Des conversations avec des proches de Shaked ont permis de brosser le portrait d’une femme prête à écouter les besoins et les exigences idéologiques particulières de ses électeurs et à respecter leur sensibilité spécifique. Par exemple, bien qu’elle ne soit pas personnellement religieuse, Shaked se fait un devoir de ne pas donner d’interviews le jour du Shabbat, ou de manger en public dans des restaurants non casher.

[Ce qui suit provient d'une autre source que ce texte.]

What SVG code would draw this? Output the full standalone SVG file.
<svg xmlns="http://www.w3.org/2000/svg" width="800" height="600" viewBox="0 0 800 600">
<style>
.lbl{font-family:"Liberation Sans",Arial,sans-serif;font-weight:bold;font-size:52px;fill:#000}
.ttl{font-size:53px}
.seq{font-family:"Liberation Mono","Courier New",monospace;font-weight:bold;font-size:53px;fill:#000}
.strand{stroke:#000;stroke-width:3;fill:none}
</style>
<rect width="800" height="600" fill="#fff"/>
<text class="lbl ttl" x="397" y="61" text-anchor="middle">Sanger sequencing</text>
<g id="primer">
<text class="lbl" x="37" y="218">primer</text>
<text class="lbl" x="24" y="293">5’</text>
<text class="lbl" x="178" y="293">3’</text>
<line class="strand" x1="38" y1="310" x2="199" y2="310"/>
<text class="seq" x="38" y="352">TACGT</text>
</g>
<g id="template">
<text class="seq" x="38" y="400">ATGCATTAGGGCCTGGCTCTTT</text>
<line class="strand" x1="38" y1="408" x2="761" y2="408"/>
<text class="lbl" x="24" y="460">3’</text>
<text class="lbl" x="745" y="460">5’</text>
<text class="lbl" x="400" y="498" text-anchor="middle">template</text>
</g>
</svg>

Shaked « croit en la création de liens et en un travail discret et approfondi en coulisses », a déclaré à JTA une autre source qui avait l’habitude de travailler en étroite collaboration avec Shaked. « Bien qu’Ayelet soit laïque dans sa vie personnelle, elle a un grand respect pour le judaïsme et les rabbins, et elle a lutté pour ces valeurs, en tout cas dans le contexte des implantations en Terre d’Israël. »

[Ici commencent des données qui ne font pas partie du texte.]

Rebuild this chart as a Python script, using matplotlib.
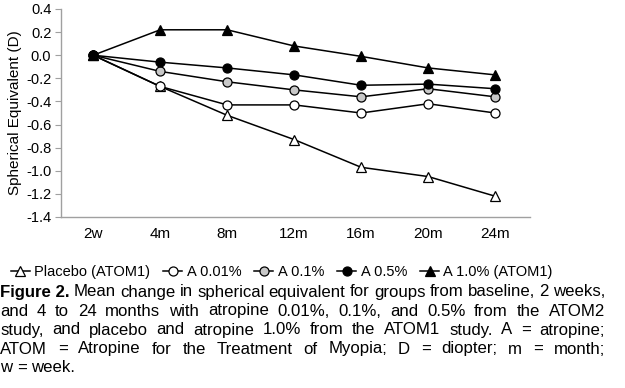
import numpy as np
import matplotlib
matplotlib.use('Agg')
import matplotlib.pyplot as plt

plt.rcParams['font.family'] = ['Liberation Sans', 'DejaVu Sans']

# 数据
time_labels = ['2w', '4m', '8m', '12m', '16m', '20m', '24m']
placebo = [0.0, -0.27, -0.52, -0.73, -0.97, -1.05, -1.22]
a001 = [0.0, -0.27, -0.43, -0.43, -0.50, -0.42, -0.50]
a01 = [0.0, -0.14, -0.23, -0.30, -0.36, -0.29, -0.36]
a05 = [0.0, -0.06, -0.11, -0.17, -0.26, -0.25, -0.29]
a10 = [0.0, 0.22, 0.22, 0.08, -0.01, -0.11, -0.17]
y_ticks = [-1.4, -1.2, -1.0, -0.8, -0.6, -0.4, -0.2, 0.0, 0.2, 0.4]

series = [
    ('Placebo (ATOM1)', placebo, '^', 'white'),
    ('A 0.01%', a001, 'o', 'white'),
    ('A 0.1%', a01, 'o', '#c8c8c8'),
    ('A 0.5%', a05, 'o', 'black'),
    ('A 1.0% (ATOM1)', a10, '^', 'black'),
]

W, H = 625, 388
fig = plt.figure(figsize=(W / 100, H / 100), dpi=100)
ax = fig.add_axes([61 / W, 1 - 217 / H, (530 - 61) / W, (217 - 9) / H])

x = np.arange(len(time_labels))
handles = []
for name, vals, mk, fc in series:
    h, = ax.plot(x, vals, color='black', lw=1.1, marker=mk, markersize=6.5,
                 markerfacecolor=fc, markeredgecolor='black', markeredgewidth=0.9,
                 label=name, clip_on=False)
    handles.append(h)

ax.set_xlim(-0.48, 6.52)
ax.set_ylim(-1.4, 0.4)
ax.set_yticks(y_ticks)
ax.set_yticklabels([f'{v:.1f}' for v in y_ticks])
ax.set_xticks(x)
ax.set_xticklabels(time_labels)
for s in ['top', 'right']:
    ax.spines[s].set_visible(False)
for s in ['left', 'bottom']:
    ax.spines[s].set_color('#a0a0a0')
    ax.spines[s].set_linewidth(1.0)
ax.tick_params(axis='y', length=4, color='#a0a0a0', labelsize=10.5, pad=3)
ax.tick_params(axis='x', length=0, labelsize=11, pad=7)
ax.set_ylabel('Spherical Equivalent (D)', fontsize=11, labelpad=3)

leg = fig.legend(handles=handles, loc='center left', bbox_to_anchor=(5 / W, 1 - 272 / H),
                 ncol=5, frameon=False, handlelength=1.3, handletextpad=0.3,
                 columnspacing=0.9, borderaxespad=0, prop={'size': 10.5})

# 图注（两端对齐）
lines = [
    [('Figure 2.', 'bold')] + [(w, 'normal') for w in
        'Mean change in spherical equivalent for groups from baseline, 2 weeks,'.split()],
    [(w, 'normal') for w in 'and 4 to 24 months with atropine 0.01%, 0.1%, and 0.5% from the ATOM2'.split()],
    [(w, 'normal') for w in 'study, and placebo and atropine 1.0% from the ATOM1 study. A = atropine;'.split()],
    [(w, 'normal') for w in 'ATOM = Atropine for the Treatment of Myopia; D = diopter; m = month;'.split()],
    [(w, 'normal') for w in 'w = week.'.split()],
]
line_y = [292, 311, 330, 349, 368]
x0, x1 = 0, 605
fig.canvas.draw()
renderer = fig.canvas.get_renderer()

# 选字号让第一行自然宽度约等于版心宽度
probe = fig.text(0, 0, 'Figure 2. Mean change in spherical equivalent for groups from baseline, 2 weeks,',
                 fontsize=10)
fs = 10 * (x1 - x0) / probe.get_window_extent(renderer).width
probe.remove()
fs = min(fs, 12.5)

for i, (words, yy) in enumerate(zip(lines, line_y)):
    texts = []
    for w, wt in words:
        t = fig.text(0, 1 - yy / H, w, fontsize=fs, fontweight=wt,
                     va='center', ha='left')
        texts.append(t)
    widths = [t.get_window_extent(renderer).width for t in texts]
    if i < len(lines) - 1:
        gap = (x1 - x0 - sum(widths)) / (len(words) - 1)
    else:
        sp = fig.text(0, 0, 'a a', fontsize=fs)
        a = fig.text(0, 0, 'aa', fontsize=fs)
        gap = sp.get_window_extent(renderer).width - a.get_window_extent(renderer).width
        sp.remove()
        a.remove()
    cx = x0
    for t, wd in zip(texts, widths):
        t.set_x(cx / W)
        cx += wd + gap

fig.savefig('out.png', dpi=100)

De nouvelles élections, une seconde chance
Après les élections pour la Knesset en avril, cependant, l’étoile de Shaked a semblé faillir. Elle et Bennett s’étaient séparés de HaBayit HaYehudi pour former HaYamin HaHadash, une faction laïque-sioniste religieuse qui n’a pas réussi à franchir le seuil électoral et à obtenir des sièges au Parlement.
Mais après l’échec de Netanyahu à former une coalition gouvernementale et le déclenchement de nouvelles élections, Bennett et Shaked se sont lancés dans la reconstruction de la coalition de droite qu’ils avaient abandonnée. Malgré l’opposition des milieux les plus conservateurs du secteur sioniste religieux (un éminent rabbin a affirmé publiquement que « le monde complexe de la politique n’est pas la place » pour une femme), les sondages ont montré qu’elle était la plus populaire des candidates pour diriger la nouvelle droite réunifiée. Après de dures négociations, le rabbin Rafi Peretz, le chef de HaBayit HaYehudi, s’est retiré.
« Nous nous sommes mis d’accord sur le fait que par devoir de responsabilité nationale et dans le but d’avoir un gouvernement de droite, avec la [communauté] sioniste religieuse, Ayelet prendra la tête », a expliqué Peretz dans un tweet.